--- START ---

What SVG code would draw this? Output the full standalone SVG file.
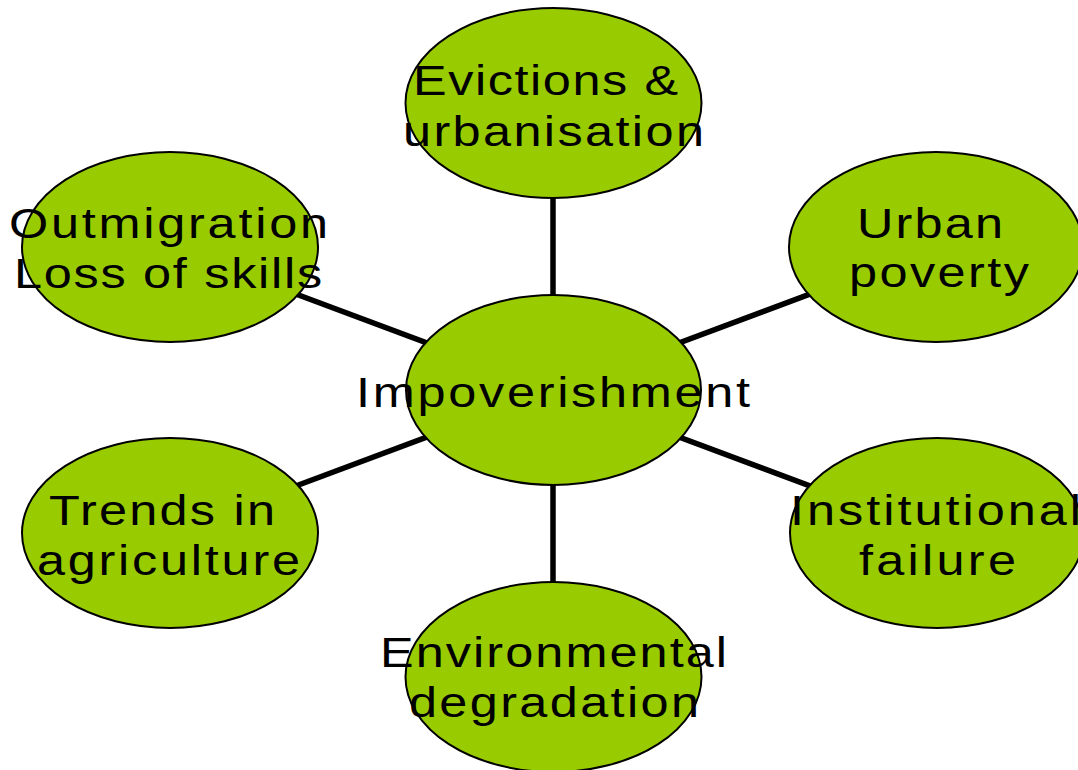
<svg xmlns="http://www.w3.org/2000/svg" width="1078" height="770" viewBox="0 0 1078 770">
<style>
.node ellipse{fill:#99CC00;stroke:#000;stroke-width:2}
.node text{font-family:"Liberation Sans","Arial",sans-serif;font-size:42px;fill:#000}
#connectors line{stroke:#000;stroke-width:5.5}
</style>
<rect width="1078" height="770" fill="#fff"/>
<g id="connectors">
<line x1="553" y1="390" x2="553" y2="103"/>
<line x1="553" y1="390" x2="553" y2="677"/>
<line x1="553" y1="390" x2="170" y2="247"/>
<line x1="553" y1="390" x2="936" y2="247"/>
<line x1="553" y1="390" x2="170" y2="533"/>
<line x1="553" y1="390" x2="936" y2="533"/>
</g>
<g id="n-center" class="node">
<ellipse cx="553.5" cy="390" rx="147.5" ry="95"/>
<text transform="matrix(1.2 0 0 1 0 0)" x="296.7" y="407" textLength="328.3" lengthAdjust="spacing">Impoverishment</text>
</g>
<g id="n-evictions" class="node">
<ellipse cx="553.5" cy="103" rx="148" ry="95"/>
<text transform="matrix(1.2 0 0 1 0 0)" x="344.2" y="95" textLength="220.8" lengthAdjust="spacing">Evictions &amp;</text>
<text transform="matrix(1.2 0 0 1 0 0)" x="335.8" y="146" textLength="250.8" lengthAdjust="spacing">urbanisation</text>
</g>
<g id="n-outmigration" class="node">
<ellipse cx="170" cy="247" rx="148" ry="95"/>
<text transform="matrix(1.2 0 0 1 0 0)" x="7.5" y="238" textLength="265.8" lengthAdjust="spacing">Outmigration</text>
<text transform="matrix(1.2 0 0 1 0 0)" x="11.7" y="288" textLength="256.7" lengthAdjust="spacing">Loss of skills</text>
</g>
<g id="n-urban" class="node">
<ellipse cx="936" cy="247" rx="147" ry="95"/>
<text transform="matrix(1.2 0 0 1 0 0)" x="714.2" y="238" textLength="121.7" lengthAdjust="spacing">Urban</text>
<text transform="matrix(1.2 0 0 1 0 0)" x="707.5" y="287" textLength="150" lengthAdjust="spacing">poverty</text>
</g>
<g id="n-trends" class="node">
<ellipse cx="170" cy="533" rx="148" ry="95"/>
<text transform="matrix(1.2 0 0 1 0 0)" x="40.8" y="525" textLength="188.3" lengthAdjust="spacing">Trends in</text>
<text transform="matrix(1.2 0 0 1 0 0)" x="30.8" y="575" textLength="219.2" lengthAdjust="spacing">agriculture</text>
</g>
<g id="n-institutional" class="node">
<ellipse cx="937" cy="533" rx="147" ry="95"/>
<text transform="matrix(1.2 0 0 1 0 0)" x="658.3" y="525" textLength="242.5" lengthAdjust="spacing">Institutional</text>
<text transform="matrix(1.2 0 0 1 0 0)" x="715.8" y="575" textLength="130.8" lengthAdjust="spacing">failure</text>
</g>
<g id="n-environmental" class="node">
<ellipse cx="553.5" cy="677" rx="148" ry="95"/>
<text transform="matrix(1.2 0 0 1 0 0)" x="316.7" y="667" textLength="289.2" lengthAdjust="spacing">Environmental</text>
<text transform="matrix(1.2 0 0 1 0 0)" x="340.8" y="717" textLength="241.7" lengthAdjust="spacing">degradation</text>
</g>
</svg>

--- END ---

**THE PROBLEM**
All of the material above is to be copied exactly, except for its images.

**THE REPLY**
What SVG code would draw this? Output the full standalone SVG file.
<svg xmlns="http://www.w3.org/2000/svg" width="1078" height="770" viewBox="0 0 1078 770">
<style>
.node ellipse{fill:#99CC00;stroke:#000;stroke-width:2}
.node text{font-family:"Liberation Sans","Arial",sans-serif;font-size:42px;fill:#000}
#connectors line{stroke:#000;stroke-width:5.5}
</style>
<rect width="1078" height="770" fill="#fff"/>
<g id="connectors">
<line x1="553" y1="390" x2="553" y2="103"/>
<line x1="553" y1="390" x2="553" y2="677"/>
<line x1="553" y1="390" x2="170" y2="247"/>
<line x1="553" y1="390" x2="936" y2="247"/>
<line x1="553" y1="390" x2="170" y2="533"/>
<line x1="553" y1="390" x2="936" y2="533"/>
</g>
<g id="n-center" class="node">
<ellipse cx="553.5" cy="390" rx="147.5" ry="95"/>
<text transform="matrix(1.2 0 0 1 0 0)" x="296.7" y="407" textLength="328.3" lengthAdjust="spacing">Impoverishment</text>
</g>
<g id="n-evictions" class="node">
<ellipse cx="553.5" cy="103" rx="148" ry="95"/>
<text transform="matrix(1.2 0 0 1 0 0)" x="344.2" y="95" textLength="220.8" lengthAdjust="spacing">Evictions &amp;</text>
<text transform="matrix(1.2 0 0 1 0 0)" x="335.8" y="146" textLength="250.8" lengthAdjust="spacing">urbanisation</text>
</g>
<g id="n-outmigration" class="node">
<ellipse cx="170" cy="247" rx="148" ry="95"/>
<text transform="matrix(1.2 0 0 1 0 0)" x="7.5" y="238" textLength="265.8" lengthAdjust="spacing">Outmigration</text>
<text transform="matrix(1.2 0 0 1 0 0)" x="11.7" y="288" textLength="256.7" lengthAdjust="spacing">Loss of skills</text>
</g>
<g id="n-urban" class="node">
<ellipse cx="936" cy="247" rx="147" ry="95"/>
<text transform="matrix(1.2 0 0 1 0 0)" x="714.2" y="238" textLength="121.7" lengthAdjust="spacing">Urban</text>
<text transform="matrix(1.2 0 0 1 0 0)" x="707.5" y="287" textLength="150" lengthAdjust="spacing">poverty</text>
</g>
<g id="n-trends" class="node">
<ellipse cx="170" cy="533" rx="148" ry="95"/>
<text transform="matrix(1.2 0 0 1 0 0)" x="40.8" y="525" textLength="188.3" lengthAdjust="spacing">Trends in</text>
<text transform="matrix(1.2 0 0 1 0 0)" x="30.8" y="575" textLength="219.2" lengthAdjust="spacing">agriculture</text>
</g>
<g id="n-institutional" class="node">
<ellipse cx="937" cy="533" rx="147" ry="95"/>
<text transform="matrix(1.2 0 0 1 0 0)" x="658.3" y="525" textLength="242.5" lengthAdjust="spacing">Institutional</text>
<text transform="matrix(1.2 0 0 1 0 0)" x="715.8" y="575" textLength="130.8" lengthAdjust="spacing">failure</text>
</g>
<g id="n-environmental" class="node">
<ellipse cx="553.5" cy="677" rx="148" ry="95"/>
<text transform="matrix(1.2 0 0 1 0 0)" x="316.7" y="667" textLength="289.2" lengthAdjust="spacing">Environmental</text>
<text transform="matrix(1.2 0 0 1 0 0)" x="340.8" y="717" textLength="241.7" lengthAdjust="spacing">degradation</text>
</g>
</svg>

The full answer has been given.